Before I discuss SOAP encoding style's impact on performance, you should understand the differences between the three styles. SOAP RPC is the encoding style that offers you the most simplicity. You make a call to a remote object, passing along any necessary parameters. The SOAP stack serializes the parameters into XML, moves the data to the destination using transports such as HTTP and SMTP, receives the response, deserializes the response back into objects, and returns the results to the calling method. Whew! SOAP RPC handles all the encoding and decoding, even for very complex data types, and binds to the remote object automatically.
Now, imagine that you have some data already in XML format. SOAP RPC also allows literal encoding of the XML data as a single field that is serialized and sent to the Web service host. This is what's referred to as RPC-literal encoding. Since there is only one parameter -- the XML tree -- the SOAP stack only needs to serialize one value. The SOAP stack still deals with the transport issues to get the request to the remote object. The stack binds the request to the remote object and handles the response.

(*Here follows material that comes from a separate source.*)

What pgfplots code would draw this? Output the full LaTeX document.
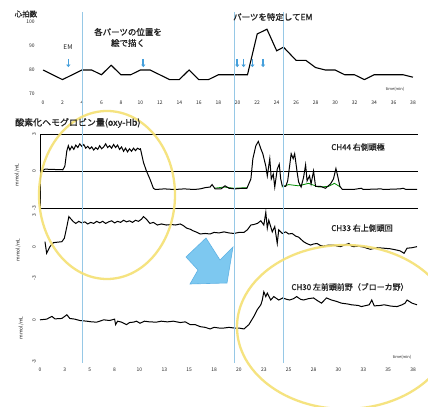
\documentclass[border=0pt]{standalone}
\usepackage{fontspec}
\setmainfont{Noto Sans CJK JP}
\newfontfamily\jpb[FakeBold=1.2]{Noto Sans CJK JP}
\usepackage{pgfplots}
\pgfplotsset{compat=1.18}
\usetikzlibrary{arrows.meta}

\definecolor{vline}{RGB}{150,200,230}
\definecolor{arrowblue}{RGB}{70,160,220}
\definecolor{bigarrow}{RGB}{125,200,240}
\definecolor{bigarrowedge}{RGB}{95,178,228}
\definecolor{ell}{RGB}{245,224,115}
\definecolor{txt}{RGB}{35,35,35}

\newcommand{\fs}[1]{\fontsize{#1}{#1}\selectfont}

\pgfplotsset{
  panel/.style={scale only axis, anchor=south west, clip=false,
    /pgf/number format/assume math mode=true,
    axis line style={draw=none},
    tick style={draw=none},
    every tick label/.append style={font=\fs{5}, text=txt},
  },
}
\tikzset{evarrow/.style={arrowblue, line width=1.6bp, -{Triangle[length=2.6bp,width=4.2bp]}}}

\begin{document}
\begin{tikzpicture}
\useasboundingbox (0,0) rectangle (428bp,407bp);
\fill[white] (0,0) rectangle (428bp,407bp);

% ---------------- heart rate ----------------
\begin{axis}[panel, at={(38.13bp,313bp)}, width=379.74bp, height=72bp,
  xmin=-0.5, xmax=38.5, ymin=70, ymax=100,
  xtick={0,2,...,38}, ytick={70,80,90,100},
  xticklabel style={anchor=center, yshift=-9bp},
  yticklabel style={anchor=east}]
\addplot[black, line width=1.1bp] coordinates {
(0,80)(2,76)(4,80)(5,80)(6,78)(7,82)(8,78)(9,78)(10,80)(11,80)(12,78)(13,76)(14,76)
(15,80)(16,76)(17,76)(18,78)(21,78)(22,95)(23,97)(24,88)(24.7,89.5)(26,84)(27,84)
(28,81)(29,80)(30,80)(31,78)(32,78)(33,76)(34,78)(37,78)(38,77)};
\draw[evarrow] (axis cs:2.6,84.6) -- (axis cs:2.6,81.2);
\draw[evarrow] (axis cs:10.3,84.6) -- (axis cs:10.3,81.2);
\draw[evarrow] (axis cs:19.95,84.6) -- (axis cs:19.95,81.2);
\draw[evarrow] (axis cs:20.6,84.6) -- (axis cs:20.6,81.2);
\draw[evarrow] (axis cs:21.5,84.6) -- (axis cs:21.5,81.2);
\draw[evarrow] (axis cs:22.6,84.6) -- (axis cs:22.6,81.2);
\end{axis}

% ---------------- CH44 ----------------
\begin{axis}[panel, at={(40bp,199bp)}, width=378bp, height=74bp,
  xmin=0, xmax=38, ymin=-3, ymax=3, xtick=\empty,
  ytick={-3,0,3}, yticklabels={-3,0,3},
  yticklabel style={anchor=center, xshift=-6bp, rotate=90}]
\draw[black, line width=0.9bp] (rel axis cs:0,1) -- (rel axis cs:1,1);
\draw[black, line width=0.9bp] (rel axis cs:0,0) -- (rel axis cs:1,0);
\draw[black, line width=0.9bp] (rel axis cs:0,0) -- (rel axis cs:0,1);
\draw[black, line width=0.8bp] (axis cs:0,0) -- (axis cs:38,0);
\addplot[green!55!black, line width=0.8bp] coordinates {
(17.5,-1.4)(18.5,-1.3)(19.5,-1.4)(20.8,-1.35)};
\addplot[green!55!black, line width=0.8bp] coordinates {
(24.3,-1.3)(25,-1.1)(26,-1.2)(27,-1.0)(28,-1.3)(29,-1.25)(29.6,-1.0)(30.2,-1.3)};
\addplot[black, line width=1bp] coordinates {
(0,0)(0.3,0.05)(0.5,0.15)(2.3,0.1)(2.5,0.4)(2.7,1.65)(2.85,2.05)
(3.0,1.7)(3.2,2.0)(3.4,1.75)(3.6,2.1)(3.8,1.9)(4.0,2.2)(4.2,2.0)(4.4,2.15)(4.6,1.85)
(4.8,2.0)(5.0,1.8)(5.2,1.95)(5.4,1.7)(5.6,1.9)(5.8,1.75)(6.0,2.05)(6.2,1.8)(6.4,1.95)
(6.6,2.2)(6.8,1.9)(7.0,2.05)(7.2,1.85)(7.4,2.15)(7.6,1.9)(7.8,2.1)(8.0,1.75)(8.2,1.95)
(8.4,1.6)(8.6,1.85)(8.8,1.55)(9.0,1.8)(9.2,1.6)(9.4,1.85)(9.6,1.65)(9.8,1.85)(10.0,1.75)
(10.1,1.8)(10.4,0.7)(10.7,0.0)(11.05,-0.65)(11.4,-1.4)(11.6,-1.5)(12.5,-1.45)(13.5,-1.5)
(14.5,-1.45)(15.5,-1.5)(16.1,-1.45)(16.6,-1.35)(17.1,-1.3)(17.3,-1.1)(17.6,-1.45)
(18.2,-1.45)(18.6,-1.2)(19.0,-1.4)(19.6,-1.45)(20.3,-1.4)(20.8,-1.4)(21.2,-0.65)
(21.4,1.0)(21.7,2.05)(21.95,2.4)(22.2,1.8)(22.4,1.4)(22.7,0.4)(22.85,-0.4)(23.1,1.0)
(23.25,-0.65)(23.45,-0.25)(23.6,-1.3)(23.85,0.15)(24.05,0.55)(24.2,-0.65)(24.35,-1.2)
(24.7,-1.25)(24.9,-0.8)(25.25,1.4)(25.45,1.0)(25.6,1.4)(25.85,-0.1)(26.0,-0.9)
(26.25,-1.3)(26.5,-0.5)(26.7,0.5)(26.85,-0.8)(27.1,-0.4)(27.25,-1.05)(27.5,0.0)
(27.7,-1.25)(28.2,-1.25)(28.7,-1.4)(29.2,-1.05)(29.5,-0.65)(29.75,0.2)(29.95,-0.5)
(30.15,-1.25)(30.4,-1.5)(31.5,-1.5)(32.3,-1.4)(32.5,-1.5)(34.3,-1.45)(34.5,-1.5)
(36.2,-1.45)(36.5,-1.4)(36.8,-1.5)(37.9,-1.5)};
\end{axis}

% ---------------- CH33 ----------------
\begin{axis}[panel, at={(40bp,128.7bp)}, width=378bp, height=63.3bp,
  xmin=0, xmax=38, ymin=-3, ymax=3, xtick=\empty,
  ytick={-3,0,3}, yticklabels={-3,0,3},
  yticklabel style={anchor=center, xshift=-6bp, rotate=90}]
\addplot[black, line width=1bp] coordinates {
(0.5,0.47)(0.67,-0.63)(1.0,0)(1.35,0.38)(2.2,0.47)(2.45,0.8)(2.7,1.9)(2.9,2.85)(3.35,2.37)
(3.6,2.2)(3.9,2.4)(4.2,2.25)(4.5,2.35)(4.8,2.15)(5.1,2.3)(5.4,2.2)(5.7,2.4)(6.0,2.25)
(6.3,2.4)(6.6,2.2)(6.9,2.35)(7.2,2.45)(7.5,2.25)(7.8,2.4)(8.1,2.3)(8.4,2.5)(8.7,2.35)
(9.0,2.45)(9.3,2.3)(9.6,2.5)(9.9,2.4)(10.2,2.6)(10.4,2.85)(10.7,2.6)(11.05,2.2)(11.4,2.3)
(11.8,2.05)(12.2,2.15)(12.7,2.05)(13.2,2.1)(13.6,2.05)(14.1,2.15)(14.4,2.0)(14.75,1.75)
(15.1,1.65)(15.4,1.5)(15.8,1.35)(16.1,1.2)(16.6,1.25)(17.1,1.2)(17.5,1.35)(18.0,1.3)
(18.5,1.4)(19.0,1.3)(19.5,1.25)(20.0,1.35)(20.5,1.35)(20.85,1.6)(21.2,2.05)(21.5,2.1)
(21.85,2.2)(22.2,2.45)(22.5,2.05)(22.7,3.25)(22.85,1.75)(23.0,2.5)(23.35,1.4)(23.6,1.9)
(23.85,0.3)(24.0,1.6)(24.35,1.25)(24.7,1.4)(25.0,1.2)(25.35,1.25)(25.7,1.0)(26.0,0.9)
(26.5,0.47)(26.8,0.3)(27.2,0.15)(27.5,0.25)(27.85,0.3)(28.2,0.1)(28.5,0.05)(29.0,0.15)
(29.55,0.15)(29.9,0.05)(30.2,0)(30.6,0.15)(31.05,0.3)(31.3,0.05)(31.55,0)(32.0,0.05)
(32.55,-0.05)(33.2,-0.25)(33.9,-0.1)(34.6,-0.15)(35.2,-0.2)(35.75,-0.3)(36.2,-0.4)
(36.6,-0.63)(36.9,-0.15)(37.4,-0.1)(37.9,0)};
\end{axis}

% ---------------- CH30 ----------------
\begin{axis}[panel, at={(40bp,45.5bp)}, width=378bp, height=82bp,
  xmin=0, xmax=38, ymin=-3, ymax=3,
  xtick={0,2.5,...,37.5},
  xticklabels={0,3,5,8,10,13,15,18,20,23,25,28,30,33,35,38},
  xticklabel style={anchor=center, yshift=-8.5bp},
  ytick={-3,0}, yticklabels={-3,0},
  yticklabel style={anchor=center, xshift=-6bp, rotate=90}]
\addplot[black, line width=1bp] coordinates {
(0,0.05)(0.67,0.1)(1.2,0.3)(1.5,0.12)(2.2,0.15)(2.7,0.42)(3.0,0.15)(3.5,0.1)(4.0,0)
(4.7,-0.05)(5.2,-0.1)(5.7,-0.12)(6.0,-0.05)(6.4,0.05)(7.0,0)(7.5,0.1)(7.6,-0.3)(7.8,-0.05)
(8.2,-0.12)(8.7,-0.3)(9.0,-0.15)(9.4,-0.12)(9.7,-0.05)(10.05,-0.2)(10.5,-0.05)(11.0,-0.1)
(11.7,-0.12)(12.2,-0.05)(12.8,-0.1)(13.4,-0.05)(14.1,-0.15)(14.6,-0.1)(15.1,-0.3)
(15.6,-0.3)(16.1,-0.45)(16.6,-0.5)(17.1,-0.62)(17.5,-0.5)(18.0,-0.55)(18.5,-0.55)
(19.0,-0.5)(19.5,-0.55)(20.0,-0.55)(20.5,-0.62)(21.0,-0.3)(21.5,0.3)(21.85,0.8)
(22.2,1.15)(22.35,1.5)(22.5,2.1)(22.7,1.75)(22.85,2.0)(23.2,1.5)(23.5,1.75)(23.8,1.6)
(24.0,1.5)(24.4,1.65)(24.8,1.55)(25.1,1.5)(25.5,1.6)(25.8,1.75)(26.2,1.55)(26.5,1.5)
(27.0,1.6)(27.5,1.65)(27.9,1.45)(28.3,1.27)(28.8,1.65)(29.3,1.5)(29.8,1.4)(30.3,1.27)
(31.0,1.2)(31.3,1.15)(32.0,1.1)(32.3,1.02)(32.8,1.1)(33.1,1.15)(33.35,1.5)(33.6,1.07)
(34.2,1.1)(34.6,1.15)(35.3,1.05)(35.9,1.02)(36.4,1.15)(36.7,1.27)(36.9,1.5)(37.4,1.27)
(37.9,1.15)};
\end{axis}

% ---------------- annotations (image coordinates) ----------------
\begin{scope}[yshift=407bp, x=1bp, y=-1bp]
\draw[vline, line width=0.7bp] (82,12) -- (82,363);
\draw[vline, line width=0.7bp] (234,12) -- (234,363);
\draw[vline, line width=0.7bp] (283,12) -- (283,363);
\filldraw[fill=bigarrow, draw=bigarrowedge, line width=0.6bp]
  (206,238) -- (186,257) -- (198,270) -- (190,284) -- (227,283) -- (233,247) -- (220,260) -- cycle;
\draw[ell, line width=2.3bp, opacity=0.9] (107,195) ellipse [x radius=68, y radius=84];
\draw[ell, line width=2.3bp, opacity=0.9] (345,327) ellipse [x radius=108, y radius=82];

\node[text=txt, font=\jpb\fs{7.5}] at (26,14) {心拍数};
\node[text=txt, font=\fs{6.5}] at (68,47) {EM};
\node[text=txt, font=\jpb\fs{8.5}] at (128,32) {各パーツの位置を};
\node[text=txt, font=\jpb\fs{8.5}] at (128,43) {絵で描く};
\node[text=txt, font=\jpb\fs{8.5}, anchor=west, inner sep=0pt] at (233,17) {パーツを特定してEM};
\node[text=txt, font=\fs{4}] at (395,89) {time(min)};
\node[text=txt, font=\fs{4}] at (402,357) {time(min)};
\node[text=txt, font=\jpb\fs{9}, anchor=west, inner sep=0pt] at (15,123) {酸素化ヘモグロビン量(oxy-Hb)};
\node[text=txt, font=\jpb\fs{8}] at (358,147) {CH44 右側頭極};
\node[text=txt, font=\jpb\fs{8}] at (362,228) {CH33 右上側頭回};
\node[text=txt, font=\jpb\fs{8}] at (350,287) {CH30 左前頭前野（ブローカ野）};
\node[text=txt, font=\fs{5}, rotate=90] at (17,175) {mmol/mL};
\node[text=txt, font=\fs{5}, rotate=90] at (18,250) {mmol/mL};
\node[text=txt, font=\fs{5}, rotate=90] at (21,328) {mmol/mL};
\end{scope}
\end{tikzpicture}
\end{document}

Lastly, in a SOAP document-style call, the SOAP stack sends an entire XML document to a server without even requiring a return value. The message can contain any sort of XML data that is appropriate to the remote service. In SOAP document-style encoding, the developer handles everything, including determining the transport (e.g., HTTP, MQ, SMTP), marshaling and unmarshaling the body of the SOAP envelope, and parsing the XML in the request and response to find the needed data.